▶ **Collected material**

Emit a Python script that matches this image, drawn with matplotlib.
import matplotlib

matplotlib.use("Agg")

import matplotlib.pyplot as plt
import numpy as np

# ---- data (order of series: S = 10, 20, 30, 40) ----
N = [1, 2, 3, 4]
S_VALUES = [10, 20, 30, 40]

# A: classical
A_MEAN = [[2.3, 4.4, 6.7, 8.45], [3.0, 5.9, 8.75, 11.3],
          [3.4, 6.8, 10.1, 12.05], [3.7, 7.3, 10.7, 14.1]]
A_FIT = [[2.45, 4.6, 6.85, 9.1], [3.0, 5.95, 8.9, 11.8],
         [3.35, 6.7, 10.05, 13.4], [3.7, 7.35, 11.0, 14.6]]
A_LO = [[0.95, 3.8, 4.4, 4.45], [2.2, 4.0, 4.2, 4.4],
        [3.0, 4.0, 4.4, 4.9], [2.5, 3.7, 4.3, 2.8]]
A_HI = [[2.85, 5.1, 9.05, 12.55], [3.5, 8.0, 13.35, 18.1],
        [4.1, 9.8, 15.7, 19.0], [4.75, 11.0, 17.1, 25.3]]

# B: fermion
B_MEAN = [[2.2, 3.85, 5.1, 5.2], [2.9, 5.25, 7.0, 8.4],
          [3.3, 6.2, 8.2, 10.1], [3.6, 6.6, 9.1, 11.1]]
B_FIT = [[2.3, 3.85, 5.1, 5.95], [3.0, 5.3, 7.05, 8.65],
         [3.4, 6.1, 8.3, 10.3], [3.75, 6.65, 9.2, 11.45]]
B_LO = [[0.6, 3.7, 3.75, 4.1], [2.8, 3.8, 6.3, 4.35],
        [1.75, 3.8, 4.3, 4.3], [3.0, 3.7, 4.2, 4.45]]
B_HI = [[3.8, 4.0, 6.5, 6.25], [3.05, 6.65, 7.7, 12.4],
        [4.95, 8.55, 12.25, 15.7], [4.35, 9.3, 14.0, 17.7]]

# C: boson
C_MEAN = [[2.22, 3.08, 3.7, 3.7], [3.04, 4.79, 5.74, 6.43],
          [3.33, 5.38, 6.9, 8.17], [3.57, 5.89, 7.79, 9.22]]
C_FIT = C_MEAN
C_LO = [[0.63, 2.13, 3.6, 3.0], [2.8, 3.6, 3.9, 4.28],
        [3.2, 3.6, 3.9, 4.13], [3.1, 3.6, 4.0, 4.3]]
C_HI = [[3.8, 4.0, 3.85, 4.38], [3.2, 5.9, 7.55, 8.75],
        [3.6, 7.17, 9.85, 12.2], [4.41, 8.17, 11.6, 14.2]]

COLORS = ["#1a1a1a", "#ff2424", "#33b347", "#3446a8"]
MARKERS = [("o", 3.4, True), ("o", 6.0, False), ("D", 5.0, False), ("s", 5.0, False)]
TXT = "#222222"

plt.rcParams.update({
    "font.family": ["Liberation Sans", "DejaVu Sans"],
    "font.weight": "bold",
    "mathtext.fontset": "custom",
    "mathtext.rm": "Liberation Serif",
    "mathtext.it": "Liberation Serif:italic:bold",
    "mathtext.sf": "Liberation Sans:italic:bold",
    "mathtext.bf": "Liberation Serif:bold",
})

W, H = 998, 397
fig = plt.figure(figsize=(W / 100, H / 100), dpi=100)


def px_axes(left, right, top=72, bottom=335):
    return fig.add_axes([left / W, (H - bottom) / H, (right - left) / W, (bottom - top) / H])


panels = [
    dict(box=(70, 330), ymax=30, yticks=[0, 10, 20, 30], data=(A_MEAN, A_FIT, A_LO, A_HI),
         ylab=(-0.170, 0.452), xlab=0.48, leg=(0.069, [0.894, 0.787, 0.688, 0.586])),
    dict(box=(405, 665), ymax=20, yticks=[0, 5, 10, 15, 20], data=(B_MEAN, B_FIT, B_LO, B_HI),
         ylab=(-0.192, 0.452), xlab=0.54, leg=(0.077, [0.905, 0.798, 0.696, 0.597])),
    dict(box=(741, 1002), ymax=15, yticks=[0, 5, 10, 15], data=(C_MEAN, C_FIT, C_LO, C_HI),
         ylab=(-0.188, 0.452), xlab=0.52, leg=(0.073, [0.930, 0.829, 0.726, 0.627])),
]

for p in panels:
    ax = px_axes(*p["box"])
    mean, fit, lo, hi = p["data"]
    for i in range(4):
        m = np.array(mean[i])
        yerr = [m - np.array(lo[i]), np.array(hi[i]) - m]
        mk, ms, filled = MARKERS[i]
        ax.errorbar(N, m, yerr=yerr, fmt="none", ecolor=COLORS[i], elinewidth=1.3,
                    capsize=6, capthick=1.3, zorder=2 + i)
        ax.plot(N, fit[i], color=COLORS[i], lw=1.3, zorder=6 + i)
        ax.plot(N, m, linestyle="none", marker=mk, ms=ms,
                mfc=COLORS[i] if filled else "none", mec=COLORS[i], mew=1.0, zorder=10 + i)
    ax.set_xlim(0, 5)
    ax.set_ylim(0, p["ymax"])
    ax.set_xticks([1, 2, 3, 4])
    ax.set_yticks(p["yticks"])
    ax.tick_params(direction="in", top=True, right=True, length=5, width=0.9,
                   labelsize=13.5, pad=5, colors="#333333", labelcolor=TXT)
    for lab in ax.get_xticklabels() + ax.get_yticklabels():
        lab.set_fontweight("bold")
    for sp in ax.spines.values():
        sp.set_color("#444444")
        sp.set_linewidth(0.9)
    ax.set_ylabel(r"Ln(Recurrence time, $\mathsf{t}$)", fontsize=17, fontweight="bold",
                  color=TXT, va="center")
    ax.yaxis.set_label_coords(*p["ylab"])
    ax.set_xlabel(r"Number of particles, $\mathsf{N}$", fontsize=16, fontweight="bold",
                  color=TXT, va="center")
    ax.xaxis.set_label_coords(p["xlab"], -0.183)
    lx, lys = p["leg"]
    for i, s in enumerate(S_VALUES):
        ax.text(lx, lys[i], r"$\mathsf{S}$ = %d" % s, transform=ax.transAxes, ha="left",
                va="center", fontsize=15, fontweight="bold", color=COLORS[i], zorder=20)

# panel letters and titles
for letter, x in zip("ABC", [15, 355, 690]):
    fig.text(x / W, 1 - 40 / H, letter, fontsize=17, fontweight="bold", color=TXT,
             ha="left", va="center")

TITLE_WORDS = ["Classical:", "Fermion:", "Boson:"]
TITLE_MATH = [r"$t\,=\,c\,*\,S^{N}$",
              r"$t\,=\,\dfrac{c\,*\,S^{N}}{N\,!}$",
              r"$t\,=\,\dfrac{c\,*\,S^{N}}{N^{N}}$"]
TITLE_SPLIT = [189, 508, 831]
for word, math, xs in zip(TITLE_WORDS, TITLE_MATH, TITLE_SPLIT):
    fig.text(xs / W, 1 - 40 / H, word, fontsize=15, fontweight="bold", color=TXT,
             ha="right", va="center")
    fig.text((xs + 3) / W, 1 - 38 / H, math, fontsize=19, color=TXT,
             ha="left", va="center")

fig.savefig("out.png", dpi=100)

▶ **Required task**
What you return should be the lines from the start of the data through the line with "[4.95, 8.55, 12.25, 15.7], [4.35, 9.3, 14.0, 17.7]]", quoted exactly and nothing more.

▶ **Worked solution**
Emit a Python script that matches this image, drawn with matplotlib.
import matplotlib

matplotlib.use("Agg")

import matplotlib.pyplot as plt
import numpy as np

# ---- data (order of series: S = 10, 20, 30, 40) ----
N = [1, 2, 3, 4]
S_VALUES = [10, 20, 30, 40]

# A: classical
A_MEAN = [[2.3, 4.4, 6.7, 8.45], [3.0, 5.9, 8.75, 11.3],
          [3.4, 6.8, 10.1, 12.05], [3.7, 7.3, 10.7, 14.1]]
A_FIT = [[2.45, 4.6, 6.85, 9.1], [3.0, 5.95, 8.9, 11.8],
         [3.35, 6.7, 10.05, 13.4], [3.7, 7.35, 11.0, 14.6]]
A_LO = [[0.95, 3.8, 4.4, 4.45], [2.2, 4.0, 4.2, 4.4],
        [3.0, 4.0, 4.4, 4.9], [2.5, 3.7, 4.3, 2.8]]
A_HI = [[2.85, 5.1, 9.05, 12.55], [3.5, 8.0, 13.35, 18.1],
        [4.1, 9.8, 15.7, 19.0], [4.75, 11.0, 17.1, 25.3]]

# B: fermion
B_MEAN = [[2.2, 3.85, 5.1, 5.2], [2.9, 5.25, 7.0, 8.4],
          [3.3, 6.2, 8.2, 10.1], [3.6, 6.6, 9.1, 11.1]]
B_FIT = [[2.3, 3.85, 5.1, 5.95], [3.0, 5.3, 7.05, 8.65],
         [3.4, 6.1, 8.3, 10.3], [3.75, 6.65, 9.2, 11.45]]
B_LO = [[0.6, 3.7, 3.75, 4.1], [2.8, 3.8, 6.3, 4.35],
        [1.75, 3.8, 4.3, 4.3], [3.0, 3.7, 4.2, 4.45]]
B_HI = [[3.8, 4.0, 6.5, 6.25], [3.05, 6.65, 7.7, 12.4],
        [4.95, 8.55, 12.25, 15.7], [4.35, 9.3, 14.0, 17.7]]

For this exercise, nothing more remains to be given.